## [Exercise]
Print every line of the listing exactly, please.

## [Recorded information]
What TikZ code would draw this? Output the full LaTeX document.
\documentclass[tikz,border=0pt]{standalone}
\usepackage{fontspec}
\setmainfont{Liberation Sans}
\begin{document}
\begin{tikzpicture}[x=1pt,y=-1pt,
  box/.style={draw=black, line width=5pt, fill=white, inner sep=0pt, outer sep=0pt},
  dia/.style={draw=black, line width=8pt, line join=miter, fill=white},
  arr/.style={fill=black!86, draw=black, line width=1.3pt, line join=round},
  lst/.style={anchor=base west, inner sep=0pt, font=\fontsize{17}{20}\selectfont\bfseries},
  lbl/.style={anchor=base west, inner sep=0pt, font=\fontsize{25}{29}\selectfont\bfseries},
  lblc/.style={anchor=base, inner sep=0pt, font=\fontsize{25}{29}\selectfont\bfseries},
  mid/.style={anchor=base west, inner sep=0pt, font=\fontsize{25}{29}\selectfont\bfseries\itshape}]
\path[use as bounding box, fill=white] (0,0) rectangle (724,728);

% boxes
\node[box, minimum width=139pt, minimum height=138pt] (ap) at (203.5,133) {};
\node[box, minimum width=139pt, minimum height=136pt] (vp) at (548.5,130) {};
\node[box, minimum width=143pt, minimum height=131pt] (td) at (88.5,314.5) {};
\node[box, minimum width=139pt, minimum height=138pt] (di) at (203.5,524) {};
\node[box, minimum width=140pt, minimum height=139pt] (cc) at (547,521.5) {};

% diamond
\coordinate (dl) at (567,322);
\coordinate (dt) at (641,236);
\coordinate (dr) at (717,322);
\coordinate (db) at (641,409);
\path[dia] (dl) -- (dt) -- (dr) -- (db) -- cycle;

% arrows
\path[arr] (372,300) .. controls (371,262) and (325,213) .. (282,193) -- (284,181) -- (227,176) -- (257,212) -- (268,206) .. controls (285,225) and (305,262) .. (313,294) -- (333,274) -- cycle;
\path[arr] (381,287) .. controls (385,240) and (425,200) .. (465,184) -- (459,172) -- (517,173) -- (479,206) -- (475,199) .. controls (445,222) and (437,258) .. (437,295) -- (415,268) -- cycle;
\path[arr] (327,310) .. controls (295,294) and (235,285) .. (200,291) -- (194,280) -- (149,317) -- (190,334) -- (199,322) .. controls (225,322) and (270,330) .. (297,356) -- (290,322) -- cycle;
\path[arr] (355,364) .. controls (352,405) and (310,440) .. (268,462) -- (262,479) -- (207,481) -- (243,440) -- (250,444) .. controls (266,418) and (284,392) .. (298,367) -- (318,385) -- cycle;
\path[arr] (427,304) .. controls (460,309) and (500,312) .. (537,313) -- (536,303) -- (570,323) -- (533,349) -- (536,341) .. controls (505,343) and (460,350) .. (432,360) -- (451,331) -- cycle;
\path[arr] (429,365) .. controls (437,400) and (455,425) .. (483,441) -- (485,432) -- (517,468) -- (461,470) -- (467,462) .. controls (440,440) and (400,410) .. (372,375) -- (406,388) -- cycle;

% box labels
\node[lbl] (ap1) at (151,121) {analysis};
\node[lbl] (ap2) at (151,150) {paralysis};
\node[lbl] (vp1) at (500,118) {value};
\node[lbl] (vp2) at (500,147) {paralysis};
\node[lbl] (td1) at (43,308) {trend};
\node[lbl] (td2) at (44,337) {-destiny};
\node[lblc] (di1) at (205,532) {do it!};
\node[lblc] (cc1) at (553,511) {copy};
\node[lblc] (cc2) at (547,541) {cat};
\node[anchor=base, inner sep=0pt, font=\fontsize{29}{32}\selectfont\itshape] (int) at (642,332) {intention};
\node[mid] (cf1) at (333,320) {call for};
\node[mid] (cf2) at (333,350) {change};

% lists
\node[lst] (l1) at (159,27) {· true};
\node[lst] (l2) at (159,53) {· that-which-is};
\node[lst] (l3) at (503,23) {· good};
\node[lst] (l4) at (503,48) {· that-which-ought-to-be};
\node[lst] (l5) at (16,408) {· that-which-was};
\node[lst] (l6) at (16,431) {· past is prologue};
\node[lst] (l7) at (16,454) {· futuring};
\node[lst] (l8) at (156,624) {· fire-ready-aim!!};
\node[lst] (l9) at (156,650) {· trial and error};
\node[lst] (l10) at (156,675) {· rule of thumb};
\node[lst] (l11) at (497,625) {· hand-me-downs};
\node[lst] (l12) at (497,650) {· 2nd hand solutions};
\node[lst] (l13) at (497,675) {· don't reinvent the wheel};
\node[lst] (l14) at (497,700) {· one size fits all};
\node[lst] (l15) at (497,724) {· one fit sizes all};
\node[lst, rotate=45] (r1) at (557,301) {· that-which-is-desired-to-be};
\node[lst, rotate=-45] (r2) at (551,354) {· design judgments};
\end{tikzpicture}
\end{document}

## [Correct answer]
What TikZ code would draw this? Output the full LaTeX document.
\documentclass[tikz,border=0pt]{standalone}
\usepackage{fontspec}
\setmainfont{Liberation Sans}
\begin{document}
\begin{tikzpicture}[x=1pt,y=-1pt,
  box/.style={draw=black, line width=5pt, fill=white, inner sep=0pt, outer sep=0pt},
  dia/.style={draw=black, line width=8pt, line join=miter, fill=white},
  arr/.style={fill=black!86, draw=black, line width=1.3pt, line join=round},
  lst/.style={anchor=base west, inner sep=0pt, font=\fontsize{17}{20}\selectfont\bfseries},
  lbl/.style={anchor=base west, inner sep=0pt, font=\fontsize{25}{29}\selectfont\bfseries},
  lblc/.style={anchor=base, inner sep=0pt, font=\fontsize{25}{29}\selectfont\bfseries},
  mid/.style={anchor=base west, inner sep=0pt, font=\fontsize{25}{29}\selectfont\bfseries\itshape}]
\path[use as bounding box, fill=white] (0,0) rectangle (724,728);

% boxes
\node[box, minimum width=139pt, minimum height=138pt] (ap) at (203.5,133) {};
\node[box, minimum width=139pt, minimum height=136pt] (vp) at (548.5,130) {};
\node[box, minimum width=143pt, minimum height=131pt] (td) at (88.5,314.5) {};
\node[box, minimum width=139pt, minimum height=138pt] (di) at (203.5,524) {};
\node[box, minimum width=140pt, minimum height=139pt] (cc) at (547,521.5) {};

% diamond
\coordinate (dl) at (567,322);
\coordinate (dt) at (641,236);
\coordinate (dr) at (717,322);
\coordinate (db) at (641,409);
\path[dia] (dl) -- (dt) -- (dr) -- (db) -- cycle;

% arrows
\path[arr] (372,300) .. controls (371,262) and (325,213) .. (282,193) -- (284,181) -- (227,176) -- (257,212) -- (268,206) .. controls (285,225) and (305,262) .. (313,294) -- (333,274) -- cycle;
\path[arr] (381,287) .. controls (385,240) and (425,200) .. (465,184) -- (459,172) -- (517,173) -- (479,206) -- (475,199) .. controls (445,222) and (437,258) .. (437,295) -- (415,268) -- cycle;
\path[arr] (327,310) .. controls (295,294) and (235,285) .. (200,291) -- (194,280) -- (149,317) -- (190,334) -- (199,322) .. controls (225,322) and (270,330) .. (297,356) -- (290,322) -- cycle;
\path[arr] (355,364) .. controls (352,405) and (310,440) .. (268,462) -- (262,479) -- (207,481) -- (243,440) -- (250,444) .. controls (266,418) and (284,392) .. (298,367) -- (318,385) -- cycle;
\path[arr] (427,304) .. controls (460,309) and (500,312) .. (537,313) -- (536,303) -- (570,323) -- (533,349) -- (536,341) .. controls (505,343) and (460,350) .. (432,360) -- (451,331) -- cycle;
\path[arr] (429,365) .. controls (437,400) and (455,425) .. (483,441) -- (485,432) -- (517,468) -- (461,470) -- (467,462) .. controls (440,440) and (400,410) .. (372,375) -- (406,388) -- cycle;

% box labels
\node[lbl] (ap1) at (151,121) {analysis};
\node[lbl] (ap2) at (151,150) {paralysis};
\node[lbl] (vp1) at (500,118) {value};
\node[lbl] (vp2) at (500,147) {paralysis};
\node[lbl] (td1) at (43,308) {trend};
\node[lbl] (td2) at (44,337) {-destiny};
\node[lblc] (di1) at (205,532) {do it!};
\node[lblc] (cc1) at (553,511) {copy};
\node[lblc] (cc2) at (547,541) {cat};
\node[anchor=base, inner sep=0pt, font=\fontsize{29}{32}\selectfont\itshape] (int) at (642,332) {intention};
\node[mid] (cf1) at (333,320) {call for};
\node[mid] (cf2) at (333,350) {change};

% lists
\node[lst] (l1) at (159,27) {· true};
\node[lst] (l2) at (159,53) {· that-which-is};
\node[lst] (l3) at (503,23) {· good};
\node[lst] (l4) at (503,48) {· that-which-ought-to-be};
\node[lst] (l5) at (16,408) {· that-which-was};
\node[lst] (l6) at (16,431) {· past is prologue};
\node[lst] (l7) at (16,454) {· futuring};
\node[lst] (l8) at (156,624) {· fire-ready-aim!!};
\node[lst] (l9) at (156,650) {· trial and error};
\node[lst] (l10) at (156,675) {· rule of thumb};
\node[lst] (l11) at (497,625) {· hand-me-downs};
\node[lst] (l12) at (497,650) {· 2nd hand solutions};
\node[lst] (l13) at (497,675) {· don't reinvent the wheel};
\node[lst] (l14) at (497,700) {· one size fits all};
\node[lst] (l15) at (497,724) {· one fit sizes all};
\node[lst, rotate=45] (r1) at (557,301) {· that-which-is-desired-to-be};
\node[lst, rotate=-45] (r2) at (551,354) {· design judgments};
\end{tikzpicture}
\end{document}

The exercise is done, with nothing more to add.